LIAM CHAI

Shambhala Warrior Prophecy

I don’t know how many times I’ve watched and re-watched this sharing by Joanna Macy of the Shambhala Warrior Prophecy. Each time I watch it, I feel tears come up – not of sadness, but more of a recognition of the truth being spoken in her words. It reminds me of this intuitive call I heard many years ago. The call that initially made me choose not to go to university. This despair at knowing that a more beautiful world is possible, but not yet manifest.

I re-post it here because they do feel like marching orders. I also made a transcription of the video below with bits I made bold for the key points as reminders to myself.

Transcription

In the Tibetan tradition there is a prophecy that has taken on great meaning for me and my friends and colleagues. It was made twelve centuries ago and when I went to the community that I am very close to in Northwest India  – Tashi John, where I’ve been, belonged to it in a way for the last 45 years since we were there in the Peace Corps.

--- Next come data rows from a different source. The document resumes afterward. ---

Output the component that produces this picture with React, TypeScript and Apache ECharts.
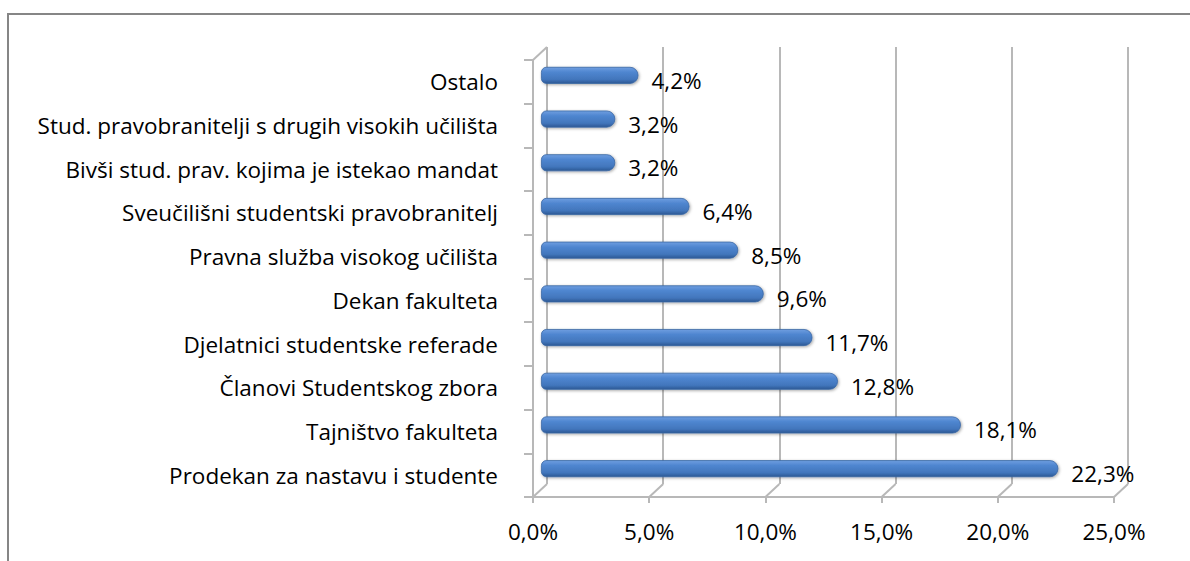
import React, { useEffect, useRef } from "react";
import * as echarts from "echarts";

const categories = [
  "Prodekan za nastavu i studente",
  "Tajništvo fakulteta",
  "Članovi Studentskog zbora",
  "Djelatnici studentske referade",
  "Dekan fakulteta",
  "Pravna služba visokog učilišta",
  "Sveučilišni studentski pravobranitelj",
  "Bivši stud. prav. kojima je istekao mandat",
  "Stud. pravobranitelji s drugih visokih učilišta",
  "Ostalo",
];
const values = [22.3, 18.1, 12.8, 11.7, 9.6, 8.5, 6.4, 3.2, 3.2, 4.2];
const xTicks = [0, 5, 10, 15, 20, 25];

const FONT = "Open Sans";
const FS = 22.5;
const GRID_COLOR = "#b8b8b8";
const DX = 14;
const DY = -13;

const fmt = (v: number) => v.toFixed(1).replace(".", ",") + "%";

export default function App() {
  const ref = useRef<HTMLDivElement>(null);
  useEffect(() => {
    if (!ref.current) return;
    const chart = echarts.init(ref.current, undefined, { renderer: "svg" });
    const front = { left: 533, right: 76, top: 60, bottom: 64 };
    const option: any = {
      animation: false,
      backgroundColor: "#ffffff",
      graphic: [
        {
          type: "rect",
          shape: { x: 8, y: 14, width: 1300, height: 700 },
          style: { fill: "none", stroke: "#868686", lineWidth: 2 },
          silent: true,
          z: 100,
        },
      ],
      grid: [
        { ...front, containLabel: false },
        { left: front.left + DX, right: front.right - DX, top: front.top + DY, bottom: front.bottom - DY },
        { left: front.left + DX / 2 + 1, right: front.right - DX / 2, top: front.top + DY / 2, bottom: front.bottom - DY / 2 },
      ],
      xAxis: [
        {
          gridIndex: 0,
          type: "value",
          min: 0,
          max: 25,
          interval: 5,
          axisLine: { show: true, lineStyle: { color: GRID_COLOR, width: 2 } },
          axisTick: { show: true, length: 6, lineStyle: { color: GRID_COLOR, width: 2 } },
          splitLine: { show: false },
          axisLabel: {
            margin: 23,
            color: "#000",
            fontFamily: FONT,
            fontSize: FS,
            formatter: (v: number) => fmt(v),
          },
        },
        {
          gridIndex: 1,
          type: "value",
          min: 0,
          max: 25,
          interval: 5,
          axisLine: { show: false },
          axisTick: { show: false },
          axisLabel: { show: false },
          splitLine: { show: true, lineStyle: { color: GRID_COLOR, width: 2 } },
        },
        {
          gridIndex: 2,
          type: "value",
          min: 0,
          max: 25,
          interval: 5,
          show: false,
        },
      ],
      yAxis: [
        {
          gridIndex: 0,
          type: "category",
          data: categories,
          axisLine: { show: true, lineStyle: { color: GRID_COLOR, width: 2 } },
          axisTick: { show: true, length: 9, lineStyle: { color: GRID_COLOR, width: 2 } },
          axisLabel: { margin: 35, color: "#000", fontFamily: FONT, fontSize: FS },
        },
        { gridIndex: 1, type: "category", data: categories, show: false },
        { gridIndex: 2, type: "category", data: categories, show: false },
      ],
      series: [
        {
          type: "custom",
          xAxisIndex: 0,
          yAxisIndex: 0,
          data: xTicks.map((t) => [t, 0]),
          silent: true,
          renderItem: (params: any, api: any) => {
            const cs = params.coordSys;
            const x = api.coord([api.value(0), 0])[0];
            const yb = cs.y + cs.height;
            const children: any[] = [
              {
                type: "line",
                shape: { x1: x, y1: yb, x2: x + DX, y2: yb + DY },
                style: { stroke: GRID_COLOR, lineWidth: 2 },
              },
            ];
            if (params.dataIndex === 0) {
              children.push({
                type: "line",
                shape: { x1: cs.x, y1: cs.y, x2: cs.x + DX, y2: cs.y + DY },
                style: { stroke: GRID_COLOR, lineWidth: 2 },
              });
            }
            return { type: "group", children };
          },
          z: 1,
        },
        {
          type: "bar",
          xAxisIndex: 2,
          yAxisIndex: 2,
          data: values,
          barWidth: 17,
          z: 5,
          itemStyle: {
            borderRadius: [5, 8, 8, 5],
            color: new echarts.graphic.LinearGradient(0, 0, 0, 1, [
              { offset: 0, color: "#6f9ee0" },
              { offset: 0.3, color: "#4f86d0" },
              { offset: 0.75, color: "#4276bc" },
              { offset: 1, color: "#2c5894" },
            ]),
            borderColor: "#3a67a3",
            borderWidth: 0.8,
            shadowColor: "rgba(0,0,0,0.35)",
            shadowBlur: 3,
            shadowOffsetX: 1,
            shadowOffsetY: 1,
          },
          label: {
            show: true,
            position: "right",
            distance: 13,
            offset: [0, 5],
            color: "#000",
            fontFamily: FONT,
            fontSize: FS,
            formatter: (p: any) => fmt(p.value),
          },
        },
      ],
    };
    chart.setOption(option);
    return () => chart.dispose();
  }, []);
  return (
    <div
      ref={ref}
      style={{ position: "absolute", left: 0, top: 0, width: 1190, height: 561 }}
    />
  );
}
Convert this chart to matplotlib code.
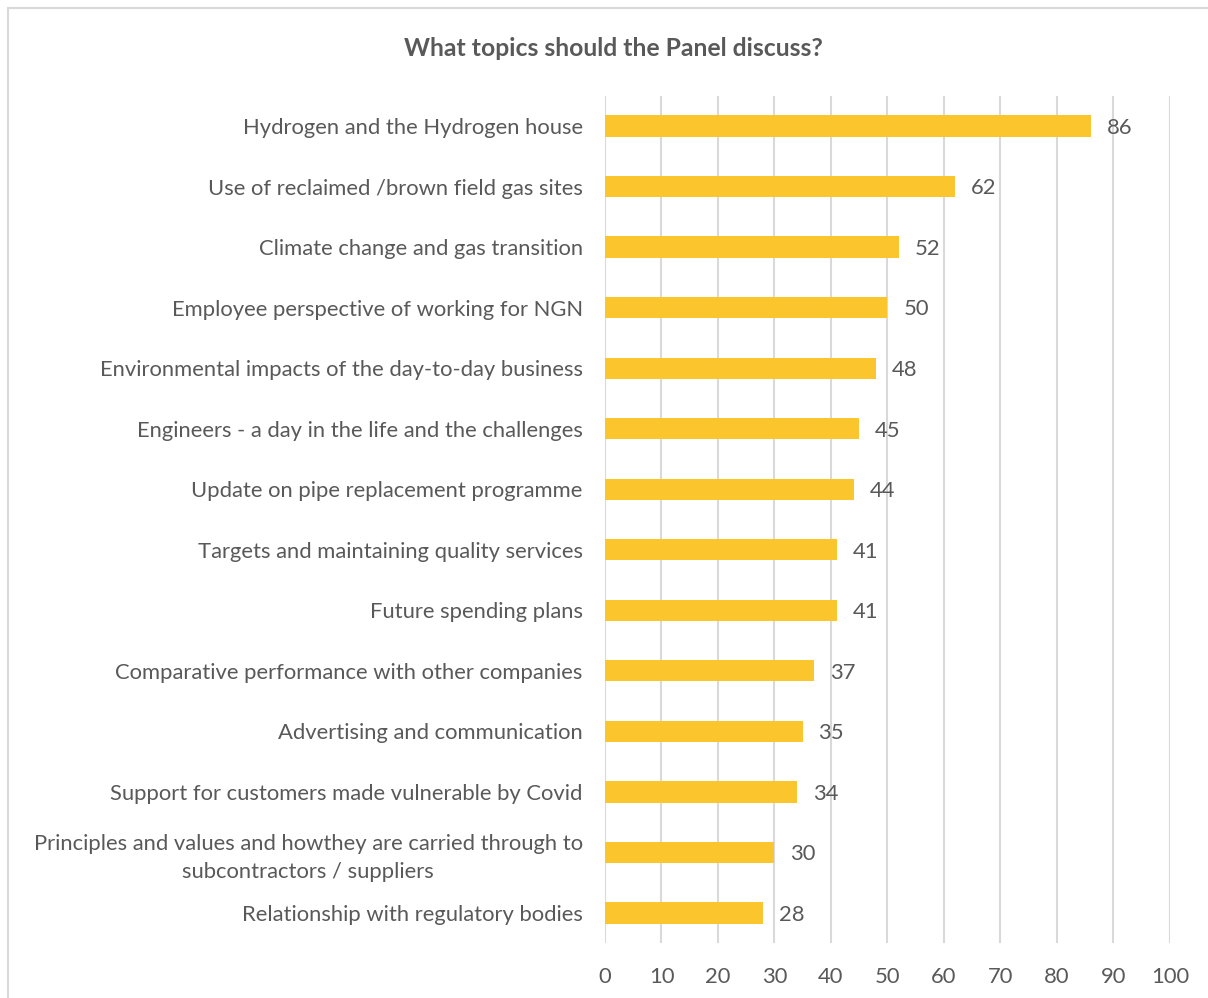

When I went back in the 1980s, they were talking about this prophecy as coming true in our time. So I said, “Ohhh, what’s it about?” They said it’s so amazing… It’s about a very dark time.

My dear friend and teacher, Dru-gu Choegyal Rinpoche tells it this way and I share it in that same way. And it’s been like getting my marching orders for this time in the Great Turning.

So it goes like this:

There comes a time when all life on Earth is in danger. In this time, great powers have arisen. Barbarian powers. And although they waste their wealth in preparations to annihilate each other. They have much in common. Weapons of unfathomable death and devastation. Technologies that lay waste the world.

And it is just at this point where the future of all beings hangs by the frailest of threads that the Kingdom of Shambhala emerges.

Now you can’t go there. It’s not a place. It exists in the Hearts and Minds of the Shambhala Warriors. Actually you can’t tell a Shambhala warrior by looking at her or him. Because they wear no uniforms. No insignia. We have no banners. Have no barricades on which to climb to threaten the enemy or behind which they can rest and regroup. They don’t even have any home turf. Forever and always they must move across the terrain of the Barbarian Powers.

And Choegyal Rinpoche said to me, “Now is the time when great courage is required of the Shambhala Warriors.” Moral courage and physical courage because they’re going to go into the Heart of the Barbarian Powers – to dismantle their weapons. And weapons in every sense of the word. The bombs and armaments manufactured and deployed. And the quarters of power where the decisions are made.

And he said Joanna mark this, “The Shambhala Warriors know that these weapons can be dismantled, because they are monomaya – mind made. They are made by the human mind, they can be unmade by the human mind. Because the disasters that are threatening us and unfolding are not brought about by some extra-terrestrial force or some satanic deity. Or even by an unchangeable and inexorable fate. They arise from our relationships. And our priorities. And our habits. They’re made by the human mind, they can be unmade by the human mind.”

“So the time is upon us,” he said, “when the Shambhala Warriors go into training.” Well you can imagine, I said, “How do they train?” And he said, “They train in the use of two weapons.” That was the term he used. “What are they?” I asked. And he held up his hands the way the Lamas hold the ritual objects and the great Lama dances of these people. And he said, “One is compassion. And the other is insight into the radical interdependence of all phenomena.”

And you need both. One is not enough. You need the compassion because that provides you the fuel. The motor force. To get you out there, where you need to be to do what you need to do. And what it consists of, basically, is not being afraid of the suffering of your world. Now when you’re not afraid of the suffering of the world, nothing can stop you. But that by itself he said, is too hot. It can burn you out. So you need the other. You need that wisdom, that insight, into the mutual belonging of everything that is interwoven, as it is, in the web of life.

And when you have that you see, you know that this is not a war between the good guys and the bad guys. But that the line between good and evil runs through the landscape of every human heart. And we are so interwoven in the web of life that even the smallest act with clear intention has repercussions through that web that we can barely see. But that he said is a little cool by itself, so you need the heat of the compassion.

And if you’ve looked at the Tibetan monks chanting, often you will see in their pujas their hands doing moving mudras, and often they are dancing the interplay between Karuna and Prajna – compassion and wisdom.

Well, that’s the prophecy. This is it, I’ve got my marching orders. And I remember my son Jack was with me at the time with the rest of the family living at the quarters at the edge of the settlement and I went home that evening and said, “You won’t believe the prophecy I just heard from Choegyal Rinpoche!” And I told it. And Jack said, “Well did he tell you how it’s going to turn out? Did he tell you how it was going to end?” I laughed and said, “NO! And thank goodness. I wouldn’t have believed him if he told me how it was going to turn out. And don’t you believe anyone either who tells you how it’s going to turn out. It’s that not-knowing that is our great gift. That Don’t Know Mind that lets us be great. And let’s great things happen.